The Machap contest itself represents a direct confrontation between an entrenched incumbent and a challenger from a resurgent opposition coalition. Datuk Onn Hafiz's position as Menteri Besar adds considerable weight to his candidacy, as the office carries substantial patronage resources and administrative machinery that sitting chief ministers conventionally deploy in defence of their constituencies. The straight fight between Nur Hafiz and Onn Hafiz eliminates the complication of a three-cornered contest, potentially clarifying voter choice though also limiting options for those dissatisfied with both camps.

For Malaysian observers, the Machap contest offers a microcosm of broader dynamics reshaping Johor politics. The state has been integral to Barisan Nasional's electoral dominance since federation, yet recent years have witnessed gradual erosion of its hold in certain constituencies and demographic shifts that complicate traditional support matrices.

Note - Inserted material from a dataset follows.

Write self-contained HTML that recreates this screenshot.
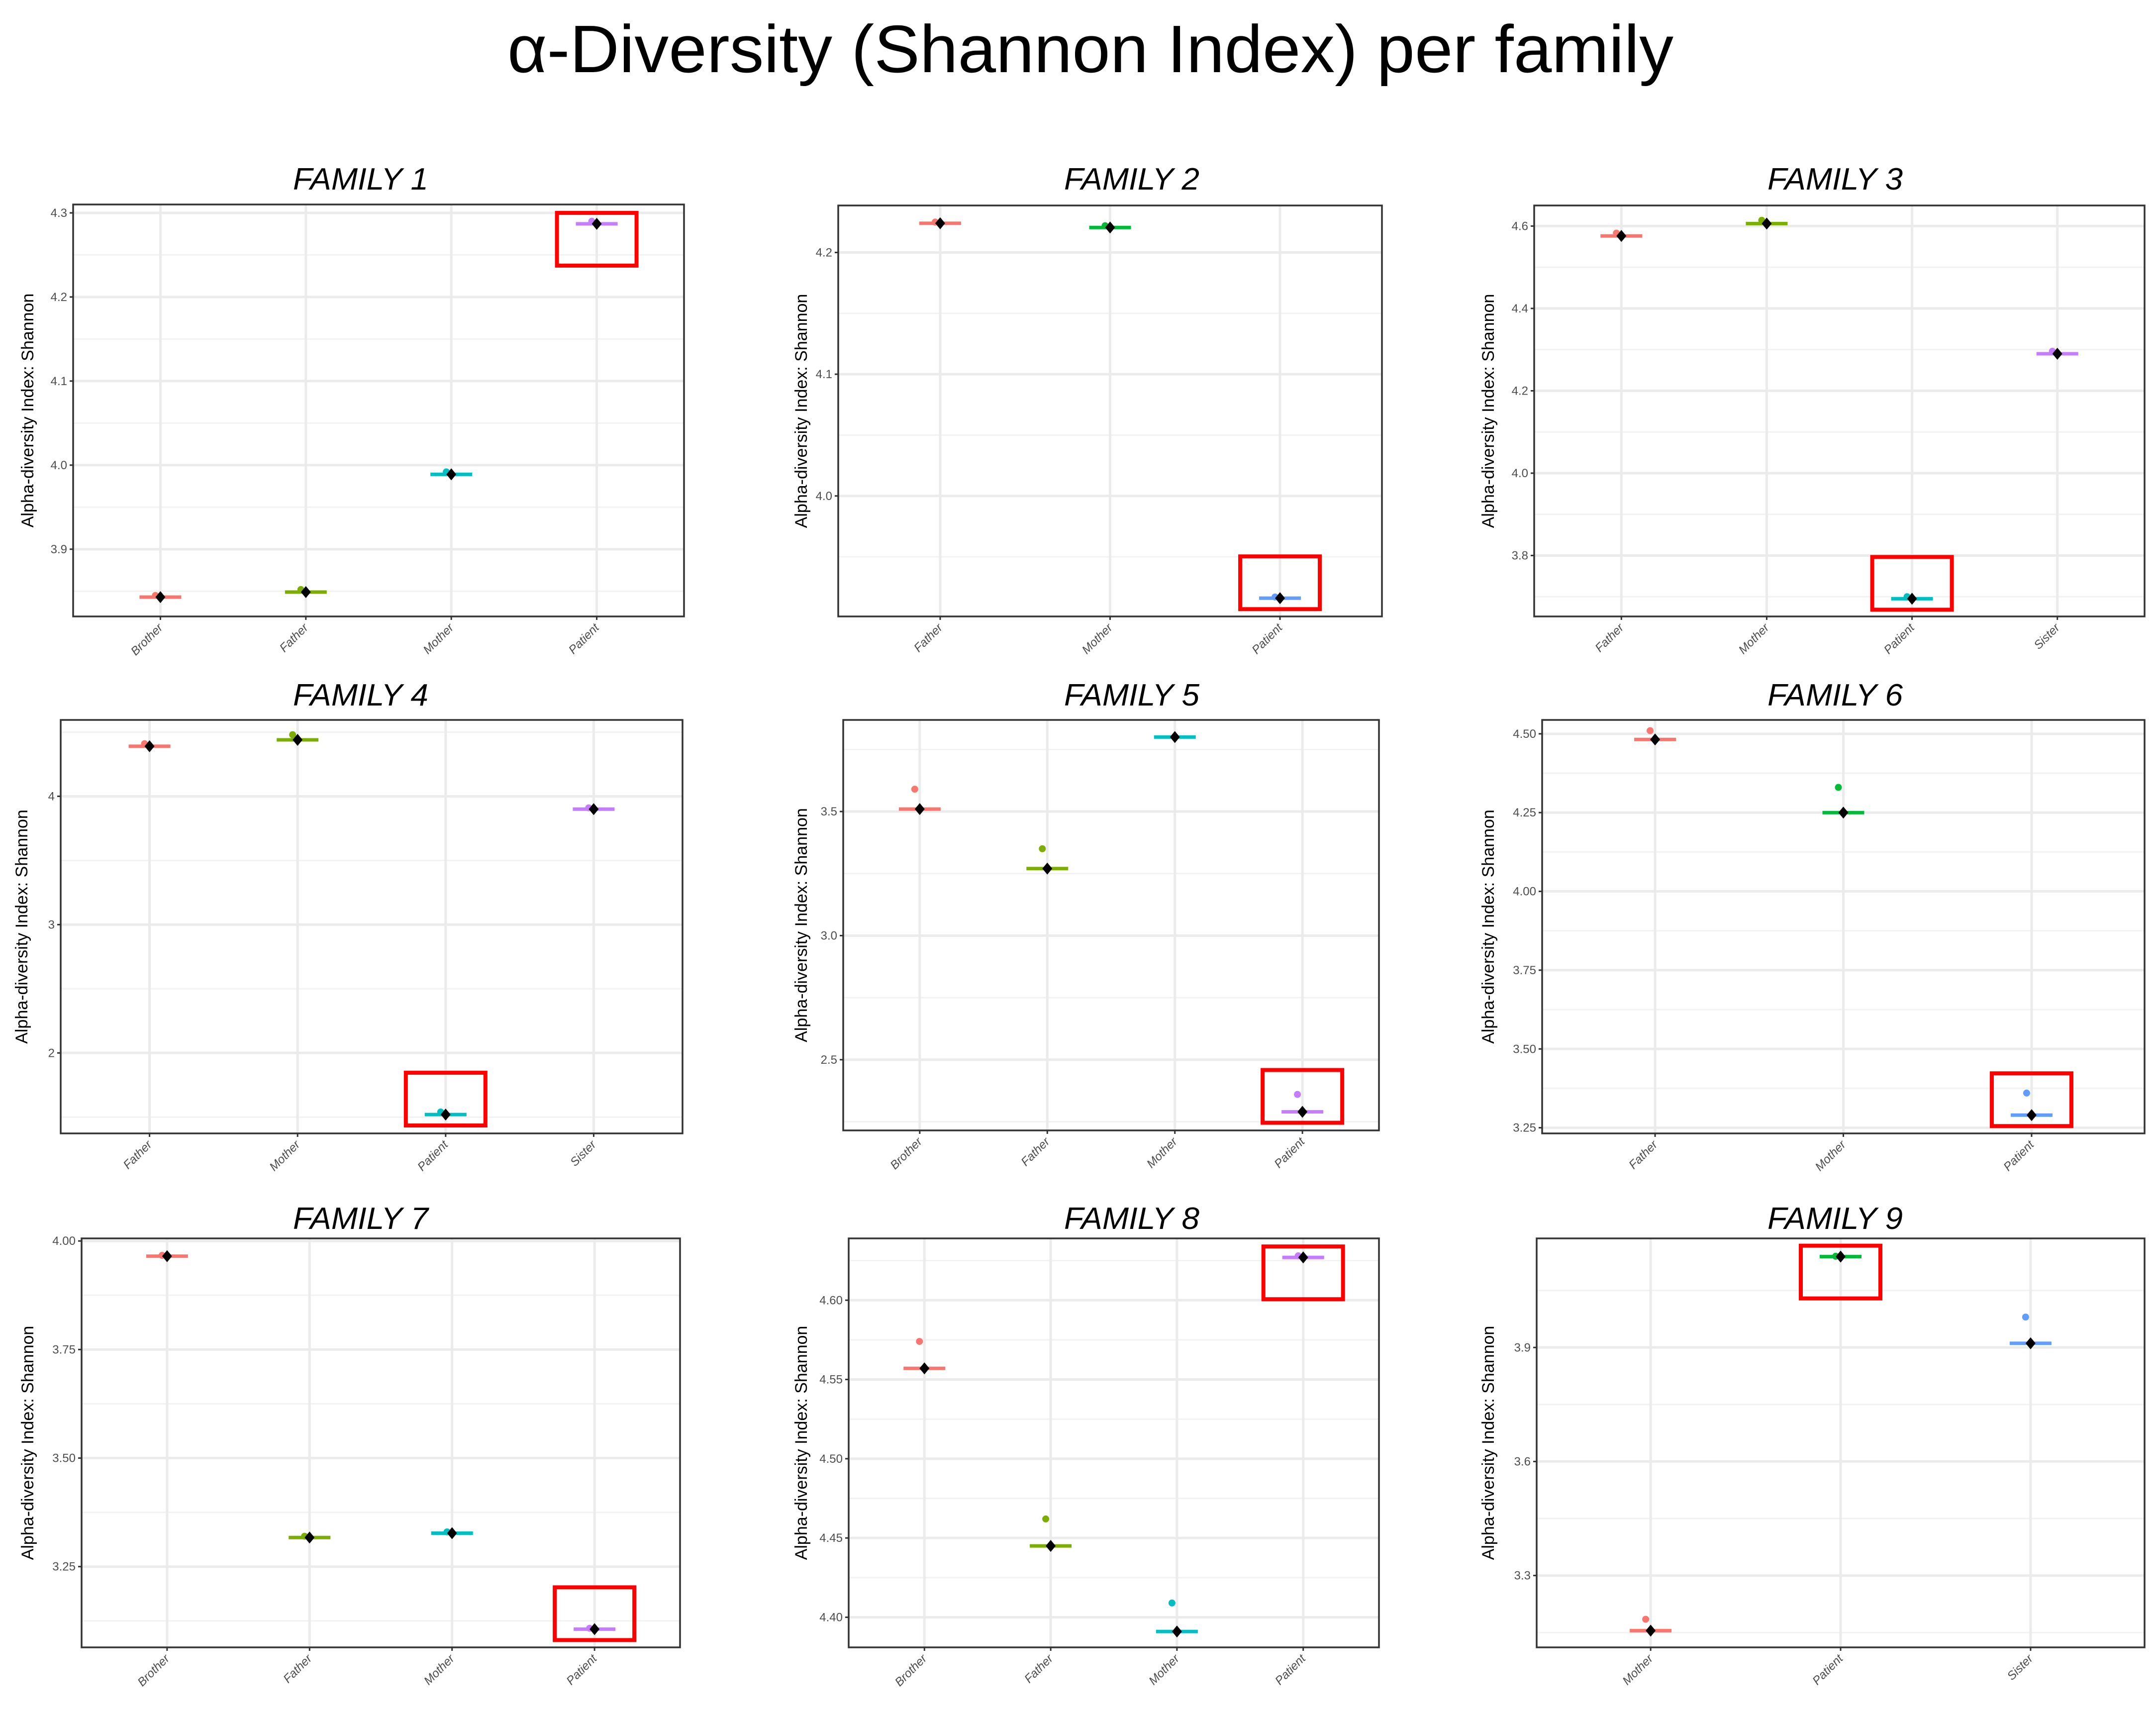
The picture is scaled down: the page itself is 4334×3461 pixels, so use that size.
<!DOCTYPE html>
<html><head><meta charset="utf-8">
<style>
html,body{margin:0;padding:0;background:#fff;}
svg{display:block;}
</style></head>
<body>
<svg id="fig" xmlns="http://www.w3.org/2000/svg" width="4334" height="3461" viewBox="0 0 4334 3461">
<rect x="0" y="0" width="4334" height="3461" fill="#fff"/>
<text x="2192" y="145" text-anchor="middle" font-family="Liberation Sans, sans-serif" font-size="135" textLength="2344" lengthAdjust="spacingAndGlyphs" fill="#000">α-Diversity (Shannon Index) per family</text>
<g id="panels"></g>
</svg>
<script>
// ---- data ----
const familyTitles = ["FAMILY 1","FAMILY 2","FAMILY 3","FAMILY 4","FAMILY 5","FAMILY 6","FAMILY 7","FAMILY 8","FAMILY 9"];
const cats1 = ["Brother","Father","Mother","Patient"];
const cats2 = ["Father","Mother","Patient"];
const cats3 = ["Father","Mother","Patient","Sister"];
const cats4 = ["Father","Mother","Patient","Sister"];
const cats5 = ["Brother","Father","Mother","Patient"];
const cats6 = ["Father","Mother","Patient"];
const cats7 = ["Brother","Father","Mother","Patient"];
const cats8 = ["Brother","Father","Mother","Patient"];
const cats9 = ["Mother","Patient","Sister"];
const means1 = [3.843, 3.849, 3.989, 4.287];
const means2 = [4.224, 4.2205, 3.916];
const means3 = [4.576, 4.606, 3.695, 4.29];
const means4 = [4.39, 4.44, 1.52, 3.90];
const means5 = [3.51, 3.27, 3.80, 2.29];
const means6 = [4.482, 4.25, 3.29];
const means7 = [3.965, 3.317, 3.327, 3.106];
const means8 = [4.557, 4.445, 4.391, 4.627];
const means9 = [3.155, 4.139, 3.911];
const points1 = [3.845, 3.852, 3.992, 4.29];
const points2 = [4.225, 4.222, 3.917];
const points3 = [4.583, 4.614, 3.70, 4.296];
const points4 = [4.41, 4.48, 1.54, 3.91];
const points5 = [3.59, 3.35, 3.88, 2.36];
const points6 = [4.51, 4.33, 3.36];
const points7 = [3.967, 3.32, 3.33, 3.108];
const points8 = [4.574, 4.462, 4.409, 4.628];
const points9 = [3.185, 4.14, 3.98];
const ticks1 = [3.9, 4.0, 4.1, 4.2, 4.3];
const ticks2 = [4.0, 4.1, 4.2];
const ticks3 = [3.8, 4.0, 4.2, 4.4, 4.6];
const ticks4 = [2, 3, 4];
const ticks5 = [2.5, 3.0, 3.5];
const ticks6 = [3.25, 3.50, 3.75, 4.00, 4.25, 4.50];
const ticks7 = [3.25, 3.50, 3.75, 4.00];
const ticks8 = [4.40, 4.45, 4.50, 4.55, 4.60];
const ticks9 = [3.3, 3.6, 3.9];
const tickLabels1 = ["3.9","4.0","4.1","4.2","4.3"];
const tickLabels2 = ["4.0","4.1","4.2"];
const tickLabels3 = ["3.8","4.0","4.2","4.4","4.6"];
const tickLabels4 = ["2","3","4"];
const tickLabels5 = ["2.5","3.0","3.5"];
const tickLabels6 = ["3.25","3.50","3.75","4.00","4.25","4.50"];
const tickLabels7 = ["3.25","3.50","3.75","4.00"];
const tickLabels8 = ["4.40","4.45","4.50","4.55","4.60"];
const tickLabels9 = ["3.3","3.6","3.9"];
const yDomain1 = [3.82, 4.31];
const yDomain2 = [3.901, 4.2386];
const yDomain3 = [3.652, 4.65];
const yDomain4 = [1.373, 4.595];
const yDomain5 = [2.215, 3.869];
const yDomain6 = [3.232, 4.544];
const yDomain7 = [3.064, 4.006];
const yDomain8 = [4.381, 4.639];
const yDomain9 = [3.111, 4.187];
const highlighted = ["Patient","Patient","Patient","Patient","Patient","Patient","Patient","Patient","Patient"];

// ---- layout ----
const panelRects = [
  [147,411,1375,1239],[1685,413,2778,1239],[3084,413,4311,1239],
  [122,1447,1372,2278],[1695,1447,2772,2272],[3100,1447,4311,2278],
  [164,2489,1367,3311],[1706,2489,2772,3311],[3089,2489,4311,3311]
];
const titleX = [725,2275,3689,725,2275,3689,725,2275,3689];
const titleY = [381,381,381,1418,1418,1418,2470,2470,2470];
const ylabX = [67,1622,3003,55,1622,3003,67,1622,3003];
const pal4 = ["#F8766D","#7CAE00","#00BFC4","#C77CFF"];
const pal3 = ["#F8766D","#00BA38","#619CFF"];

const allCats=[cats1,cats2,cats3,cats4,cats5,cats6,cats7,cats8,cats9];
const allMeans=[means1,means2,means3,means4,means5,means6,means7,means8,means9];
const allPts=[points1,points2,points3,points4,points5,points6,points7,points8,points9];
const allTicks=[ticks1,ticks2,ticks3,ticks4,ticks5,ticks6,ticks7,ticks8,ticks9];
const allTL=[tickLabels1,tickLabels2,tickLabels3,tickLabels4,tickLabels5,tickLabels6,tickLabels7,tickLabels8,tickLabels9];
const allDom=[yDomain1,yDomain2,yDomain3,yDomain4,yDomain5,yDomain6,yDomain7,yDomain8,yDomain9];

const NS="http://www.w3.org/2000/svg";
function mk(tag, attrs, parent){const e=document.createElementNS(NS,tag);for(const k in attrs)e.setAttribute(k,attrs[k]);parent.appendChild(e);return e;}
const root=document.getElementById('panels');

for(let p=0;p<9;p++){
  const [x0,y0,x1,y1]=panelRects[p];
  const cats=allCats[p], means=allMeans[p], pts=allPts[p], ticks=allTicks[p], tl=allTL[p], dom=allDom[p];
  const n=cats.length;
  const pal = n===4?pal4:pal3;
  const g=mk('g',{},root);
  
  
  const xScale=i=>x0+(x1-x0)*(i+0.6)/(n+0.2);
  const yScale=v=>y1-(v-dom[0])/(dom[1]-dom[0])*(y1-y0);
  // title
  const t=mk('text',{x:titleX[p],y:titleY[p],'text-anchor':'middle','font-family':'Liberation Sans, sans-serif','font-style':'italic','font-size':62,textLength:272,lengthAdjust:'spacingAndGlyphs',fill:'#000'},g);
  t.textContent=familyTitles[p];
  
  
  // minor grid
  for(let i=0;i<ticks.length+1;i++){
    const step = ticks.length>1?ticks[1]-ticks[0]:0.5;
    const mv = (i<ticks.length?ticks[i]:ticks[ticks.length-1]+step)-step/2;
    const yy=yScale(mv);
    if(yy>y0+2&&yy<y1-2){
      const l=mk('line',{x1:x0,x2:x1,y1:yy,y2:yy,stroke:'#f2f2f2','stroke-width':3},g);
      
      
    }
  }
  // major grid + ticks
  ticks.forEach((v,i)=>{
    const yy=yScale(v);
    const l=mk('line',{x1:x0,x2:x1,y1:yy,y2:yy,stroke:'#ebebeb','stroke-width':5},g);
    
    
    mk('line',{x1:x0-7,x2:x0,y1:yy,y2:yy,stroke:'#333','stroke-width':3},g);
    const tx=mk('text',{x:x0-12,y:yy+8,'text-anchor':'end','font-family':'Liberation Sans, sans-serif','font-size':24,fill:'#4d4d4d'},g);
    tx.textContent=tl[i];
    
    
  });
  cats.forEach((c,i)=>{
    const xx=xScale(i);
    const l=mk('line',{x1:xx,x2:xx,y1:y0,y2:y1,stroke:'#ebebeb','stroke-width':5},g);
    
    
    mk('line',{x1:xx,x2:xx,y1:y1,y2:y1+7,stroke:'#333','stroke-width':3},g);
    const tx=mk('text',{x:xx+6,y:y1+24,'text-anchor':'end','font-family':'Liberation Sans, sans-serif','font-style':'italic','font-size':24,fill:'#4d4d4d',transform:'rotate(-45 '+(xx+6)+' '+(y1+24)+')'},g);
    tx.textContent=c;
    
    
  });
  // clip marks to panel
  const cid='clip'+p;
  const cp=mk('clipPath',{id:cid},g);
  mk('rect',{x:x0,y:y0,width:x1-x0,height:y1-y0},cp);
  const mg=mk('g',{'clip-path':'url(#'+cid+')'},g);
  cats.forEach((c,i)=>{
    const xx=xScale(i);
    const dot=mk('circle',{cx:xx-10,cy:yScale(pts[i]),r:7,fill:pal[i]},mg);
    
    
    const ym=yScale(means[i]);
    const bar=mk('line',{x1:xx-42,x2:xx+42,y1:ym,y2:ym,stroke:pal[i],'stroke-width':7},mg);
    
    
    const d=mk('polygon',{points:`${xx},${ym-12} ${xx+10},${ym} ${xx},${ym+12} ${xx-10},${ym}`,fill:'#000'},mg);
    
    
  });
  // highlight box around patient
  const hi=cats.indexOf(highlighted[p]);
  if(hi>=0){
    const xx=xScale(hi), ym=yScale(means[hi]);
    const topIsNear = (ym-y0) < (y1-ym);
    let by0, by1;
    if(topIsNear){ by0=Math.max(y0+3,ym-22); by1=by0+106; }
    else { by1=Math.min(y1-8,ym+22); by0=by1-106; }
    const r=mk('rect',{x:xx-80,y:by0,width:160,height:by1-by0,fill:'none',stroke:'#ff0000','stroke-width':8},g);
    
    
  }
  // border
  const b=mk('rect',{x:x0,y:y0,width:x1-x0,height:y1-y0,fill:'none',stroke:'#333','stroke-width':3.5},g);
  
  
  // y label
  const cy=(y0+y1)/2;
  const yl=mk('text',{x:ylabX[p],y:cy,'text-anchor':'middle','font-family':'Liberation Sans, sans-serif','font-size':34,fill:'#000',transform:'rotate(-90 '+ylabX[p]+' '+cy+')'},g);
  yl.textContent='Alpha-diversity Index: Shannon';
  
  
}
</script>
</body></html>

Nur Hafiz's candidacy tests whether Pakatan Harapan can translate rhetorical appeals for mature, policy-driven politics into tangible electoral gains in constituencies once considered safely held by the ruling coalition.

The July 11 election, with early voting scheduled for July 7, arrives at a moment of significant political flux in Malaysia. Johor's direction carries implications extending beyond state boundaries, as the state's political complexion influences both national coalition arithmetic and the broader competitive balance between UMNO-BN and its rivals. Nur Hafiz's campaign, centred on rejecting divisive rhetoric whilst stressing competence and effective governance, reflects broader opposition evolution towards messaging more palatable to swing voters and younger constituencies dissatisfied with traditional political frameworks.